(Extracted records)
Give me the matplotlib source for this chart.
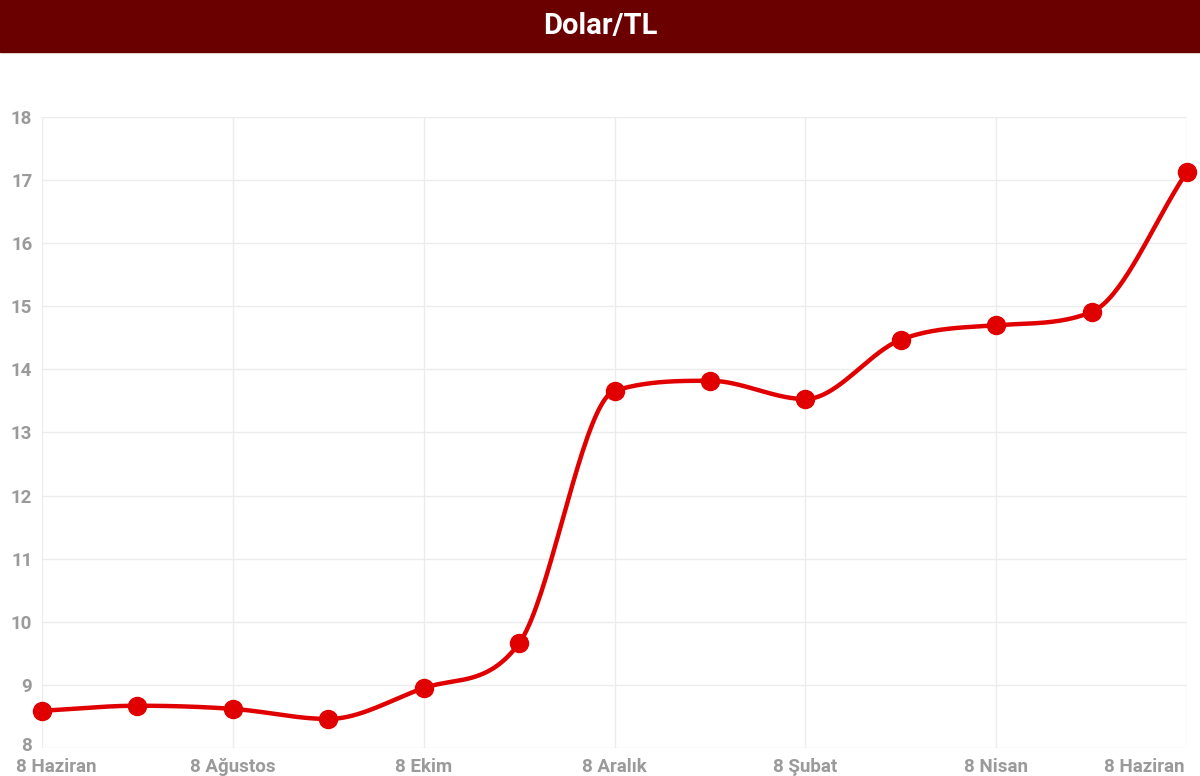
import numpy as np
import matplotlib
matplotlib.use("Agg")
import matplotlib.pyplot as plt
import matplotlib.transforms as mtransforms

# Dolar/TL monthly values (8 Haziran .. 8 Haziran)
months = ["8 Haziran", "8 Temmuz", "8 Ağustos", "8 Eylül", "8 Ekim", "8 Kasım",
          "8 Aralık", "8 Ocak", "8 Şubat", "8 Mart", "8 Nisan", "8 Mayıs", "8 Haziran"]
values = [8.59, 8.67, 8.62, 8.46, 8.95, 9.66, 13.66, 13.82, 13.53, 14.47, 14.70, 14.91, 17.13]
y_ticks = list(range(8, 19))

plt.rcParams['font.family'] = ['Roboto', 'DejaVu Sans']


def monotone_curve(x, y, n=40):
    # Fritsch-Carlson monotone cubic, same idea as chart.js 'monotone'
    x = np.asarray(x, float)
    y = np.asarray(y, float)
    h = np.diff(x)
    d = np.diff(y) / h
    m = np.zeros_like(y)
    m[0], m[-1] = d[0], d[-1]
    for i in range(1, len(y) - 1):
        m[i] = 0 if d[i - 1] * d[i] <= 0 else (d[i - 1] + d[i]) / 2
    for i in range(len(d)):
        if d[i] == 0:
            m[i] = m[i + 1] = 0
            continue
        a, b = m[i] / d[i], m[i + 1] / d[i]
        s = a * a + b * b
        if s > 9:
            t = 3 / np.sqrt(s)
            m[i], m[i + 1] = t * a * d[i], t * b * d[i]
    xs, ys = [], []
    for i in range(len(d)):
        t = np.linspace(0, 1, n)
        h00 = 2 * t**3 - 3 * t**2 + 1
        h10 = t**3 - 2 * t**2 + t
        h01 = -2 * t**3 + 3 * t**2
        h11 = t**3 - t**2
        xs.append(x[i] + t * h[i])
        ys.append(h00 * y[i] + h10 * h[i] * m[i] + h01 * y[i + 1] + h11 * h[i] * m[i + 1])
    return np.concatenate(xs), np.concatenate(ys)


fig = plt.figure(figsize=(12, 7.76), dpi=100)

# title bar
fig.patches.append(plt.Rectangle((0, 1 - 52 / 776), 1, 52 / 776, transform=fig.transFigure,
                                 color='#6b0000', zorder=0))
fig.text(0.5, 1 - 26 / 776, "Dolar/TL", color='white', fontsize=21, fontweight='bold',
         ha='center', va='center')

ax = fig.add_axes([42 / 1200, 1 - 748 / 776, (1187 - 42) / 1200, (748 - 117) / 776])

x = np.arange(len(values))
cx, cy = monotone_curve(x, values)
ax.plot(cx, cy, color='#e10000', linewidth=3.2, solid_capstyle='round', zorder=3)
ax.plot(x, values, 'o', color='#e10000', markersize=13, zorder=4, clip_on=False)

ax.set_xlim(0, len(values) - 1)
ax.set_ylim(8, 18)
ax.set_yticks(y_ticks)
ax.set_xticks(x[::2])
ax.set_xticklabels(months[::2])

for s in ax.spines.values():
    s.set_visible(False)
ax.grid(True, color='#ececec', linewidth=1)
ax.set_axisbelow(True)
ax.tick_params(length=0, labelsize=13.5, labelcolor='#9a9a9a')
ax.tick_params(axis='y', pad=7)
ax.tick_params(axis='x', pad=7)
for lab in ax.get_xticklabels() + ax.get_yticklabels():
    lab.set_fontweight('bold')

xl = ax.get_xticklabels()
xl[0].set_horizontalalignment('left')
xl[0].set_transform(xl[0].get_transform() + mtransforms.ScaledTranslation(-26 / 100, 0, fig.dpi_scale_trans))
xl[-1].set_horizontalalignment('right')
xl[-1].set_transform(xl[-1].get_transform() + mtransforms.ScaledTranslation(-2 / 100, 0, fig.dpi_scale_trans))

# lowest y label sits a little above the axis line, as in the original
yl = ax.get_yticklabels()
yl[0].set_verticalalignment('bottom')
yl[0].set_transform(yl[0].get_transform() + mtransforms.ScaledTranslation(0, -7 / 100, fig.dpi_scale_trans))

fig.savefig("out.png", dpi=100, facecolor='white')
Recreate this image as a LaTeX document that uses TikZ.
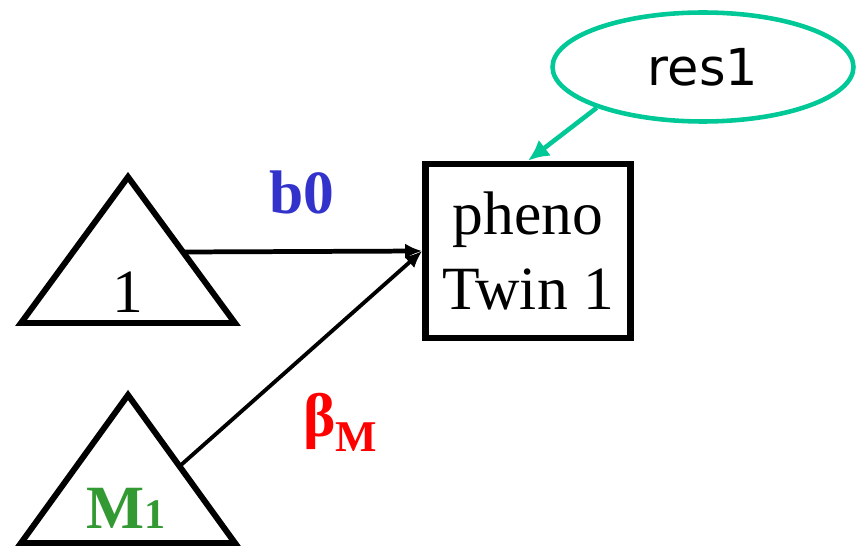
\documentclass[tikz,border=0pt]{standalone}
\usepackage{fontspec}
\setmainfont{Liberation Serif}
\newfontfamily\resfont{DejaVu Sans}
\usepackage{xcolor}
\usetikzlibrary{positioning,shapes.geometric,arrows.meta}
\definecolor{resteal}{RGB}{0,200,150}
\definecolor{bzeroblue}{RGB}{51,51,204}
\definecolor{mgreen}{RGB}{51,153,51}
\newcommand{\bigsz}{\fontsize{35}{43}\selectfont}

\begin{document}
\begin{tikzpicture}[x=0.02cm, y=0.02cm, >={Latex[length=0.34cm,width=0.3cm]},
  every node/.style={font=\bigsz},
  tri/.style={draw, line width=3.4pt, line join=miter},
  lbl/.style={anchor=base, font=\bigsz\bfseries}]
  \useasboundingbox (0,0) rectangle (864,548);
  % triangles
  \draw[tri] (21,225) -- (128,371) coordinate (onetop) -- (235,225) -- cycle;
  \draw[tri] (21,5) -- (128,153) coordinate (mtop) -- (235,5) -- cycle;
  \coordinate (oneout) at (183,296);
  \coordinate (mout) at (181,83);
  \node[anchor=base] (one) at (128,236) {1};
  \node[lbl, text=mgreen] (mone) at (126,20) {M{\fontsize{24}{24}\selectfont 1}};
  % box and residual
  \node[draw, line width=3.8pt, minimum width=4.1cm, minimum height=3.48cm,
    align=center] (pheno) at (528,297) {pheno\\Twin 1};
  \node[draw=resteal, ellipse, line width=2.6pt, inner sep=0pt, minimum width=6.02cm,
    minimum height=2.18cm, font=\resfont\fontsize{29}{29}\selectfont] (res) at (703,481) {res1};
  \draw[-{Latex[length=0.42cm,width=0.4cm]}, line width=2.6pt, resteal] (res.201) -- (pheno.north);
  \draw[->, line width=2.7pt] (oneout) -- (pheno.west);
  \draw[->, line width=2.2pt] (mout) -- (pheno.west);
  % path labels
  \node[lbl, text=bzeroblue] (bzero) at (302,335) {b0};
  \node[lbl, text=red] (betam) at (340,112) {β\raisebox{-9pt}{\fontsize{25}{25}\selectfont M}};
\end{tikzpicture}
\end{document}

» Directions for this task
Each entry above is to be written out again unchanged, apart from the pictures, which are left out.

» Final result
Give me the matplotlib source for this chart.
import numpy as np
import matplotlib
matplotlib.use("Agg")
import matplotlib.pyplot as plt
import matplotlib.transforms as mtransforms

# Dolar/TL monthly values (8 Haziran .. 8 Haziran)
months = ["8 Haziran", "8 Temmuz", "8 Ağustos", "8 Eylül", "8 Ekim", "8 Kasım",
          "8 Aralık", "8 Ocak", "8 Şubat", "8 Mart", "8 Nisan", "8 Mayıs", "8 Haziran"]
values = [8.59, 8.67, 8.62, 8.46, 8.95, 9.66, 13.66, 13.82, 13.53, 14.47, 14.70, 14.91, 17.13]
y_ticks = list(range(8, 19))

plt.rcParams['font.family'] = ['Roboto', 'DejaVu Sans']


def monotone_curve(x, y, n=40):
    # Fritsch-Carlson monotone cubic, same idea as chart.js 'monotone'
    x = np.asarray(x, float)
    y = np.asarray(y, float)
    h = np.diff(x)
    d = np.diff(y) / h
    m = np.zeros_like(y)
    m[0], m[-1] = d[0], d[-1]
    for i in range(1, len(y) - 1):
        m[i] = 0 if d[i - 1] * d[i] <= 0 else (d[i - 1] + d[i]) / 2
    for i in range(len(d)):
        if d[i] == 0:
            m[i] = m[i + 1] = 0
            continue
        a, b = m[i] / d[i], m[i + 1] / d[i]
        s = a * a + b * b
        if s > 9:
            t = 3 / np.sqrt(s)
            m[i], m[i + 1] = t * a * d[i], t * b * d[i]
    xs, ys = [], []
    for i in range(len(d)):
        t = np.linspace(0, 1, n)
        h00 = 2 * t**3 - 3 * t**2 + 1
        h10 = t**3 - 2 * t**2 + t
        h01 = -2 * t**3 + 3 * t**2
        h11 = t**3 - t**2
        xs.append(x[i] + t * h[i])
        ys.append(h00 * y[i] + h10 * h[i] * m[i] + h01 * y[i + 1] + h11 * h[i] * m[i + 1])
    return np.concatenate(xs), np.concatenate(ys)


fig = plt.figure(figsize=(12, 7.76), dpi=100)

# title bar
fig.patches.append(plt.Rectangle((0, 1 - 52 / 776), 1, 52 / 776, transform=fig.transFigure,
                                 color='#6b0000', zorder=0))
fig.text(0.5, 1 - 26 / 776, "Dolar/TL", color='white', fontsize=21, fontweight='bold',
         ha='center', va='center')

ax = fig.add_axes([42 / 1200, 1 - 748 / 776, (1187 - 42) / 1200, (748 - 117) / 776])

x = np.arange(len(values))
cx, cy = monotone_curve(x, values)
ax.plot(cx, cy, color='#e10000', linewidth=3.2, solid_capstyle='round', zorder=3)
ax.plot(x, values, 'o', color='#e10000', markersize=13, zorder=4, clip_on=False)

ax.set_xlim(0, len(values) - 1)
ax.set_ylim(8, 18)
ax.set_yticks(y_ticks)
ax.set_xticks(x[::2])
ax.set_xticklabels(months[::2])

for s in ax.spines.values():
    s.set_visible(False)
ax.grid(True, color='#ececec', linewidth=1)
ax.set_axisbelow(True)
ax.tick_params(length=0, labelsize=13.5, labelcolor='#9a9a9a')
ax.tick_params(axis='y', pad=7)
ax.tick_params(axis='x', pad=7)
for lab in ax.get_xticklabels() + ax.get_yticklabels():
    lab.set_fontweight('bold')

xl = ax.get_xticklabels()
xl[0].set_horizontalalignment('left')
xl[0].set_transform(xl[0].get_transform() + mtransforms.ScaledTranslation(-26 / 100, 0, fig.dpi_scale_trans))
xl[-1].set_horizontalalignment('right')
xl[-1].set_transform(xl[-1].get_transform() + mtransforms.ScaledTranslation(-2 / 100, 0, fig.dpi_scale_trans))

# lowest y label sits a little above the axis line, as in the original
yl = ax.get_yticklabels()
yl[0].set_verticalalignment('bottom')
yl[0].set_transform(yl[0].get_transform() + mtransforms.ScaledTranslation(0, -7 / 100, fig.dpi_scale_trans))

fig.savefig("out.png", dpi=100, facecolor='white')
Recreate this image as a LaTeX document that uses TikZ.
\documentclass[tikz,border=0pt]{standalone}
\usepackage{fontspec}
\setmainfont{Liberation Serif}
\newfontfamily\resfont{DejaVu Sans}
\usepackage{xcolor}
\usetikzlibrary{positioning,shapes.geometric,arrows.meta}
\definecolor{resteal}{RGB}{0,200,150}
\definecolor{bzeroblue}{RGB}{51,51,204}
\definecolor{mgreen}{RGB}{51,153,51}
\newcommand{\bigsz}{\fontsize{35}{43}\selectfont}

\begin{document}
\begin{tikzpicture}[x=0.02cm, y=0.02cm, >={Latex[length=0.34cm,width=0.3cm]},
  every node/.style={font=\bigsz},
  tri/.style={draw, line width=3.4pt, line join=miter},
  lbl/.style={anchor=base, font=\bigsz\bfseries}]
  \useasboundingbox (0,0) rectangle (864,548);
  % triangles
  \draw[tri] (21,225) -- (128,371) coordinate (onetop) -- (235,225) -- cycle;
  \draw[tri] (21,5) -- (128,153) coordinate (mtop) -- (235,5) -- cycle;
  \coordinate (oneout) at (183,296);
  \coordinate (mout) at (181,83);
  \node[anchor=base] (one) at (128,236) {1};
  \node[lbl, text=mgreen] (mone) at (126,20) {M{\fontsize{24}{24}\selectfont 1}};
  % box and residual
  \node[draw, line width=3.8pt, minimum width=4.1cm, minimum height=3.48cm,
    align=center] (pheno) at (528,297) {pheno\\Twin 1};
  \node[draw=resteal, ellipse, line width=2.6pt, inner sep=0pt, minimum width=6.02cm,
    minimum height=2.18cm, font=\resfont\fontsize{29}{29}\selectfont] (res) at (703,481) {res1};
  \draw[-{Latex[length=0.42cm,width=0.4cm]}, line width=2.6pt, resteal] (res.201) -- (pheno.north);
  \draw[->, line width=2.7pt] (oneout) -- (pheno.west);
  \draw[->, line width=2.2pt] (mout) -- (pheno.west);
  % path labels
  \node[lbl, text=bzeroblue] (bzero) at (302,335) {b0};
  \node[lbl, text=red] (betam) at (340,112) {β\raisebox{-9pt}{\fontsize{25}{25}\selectfont M}};
\end{tikzpicture}
\end{document}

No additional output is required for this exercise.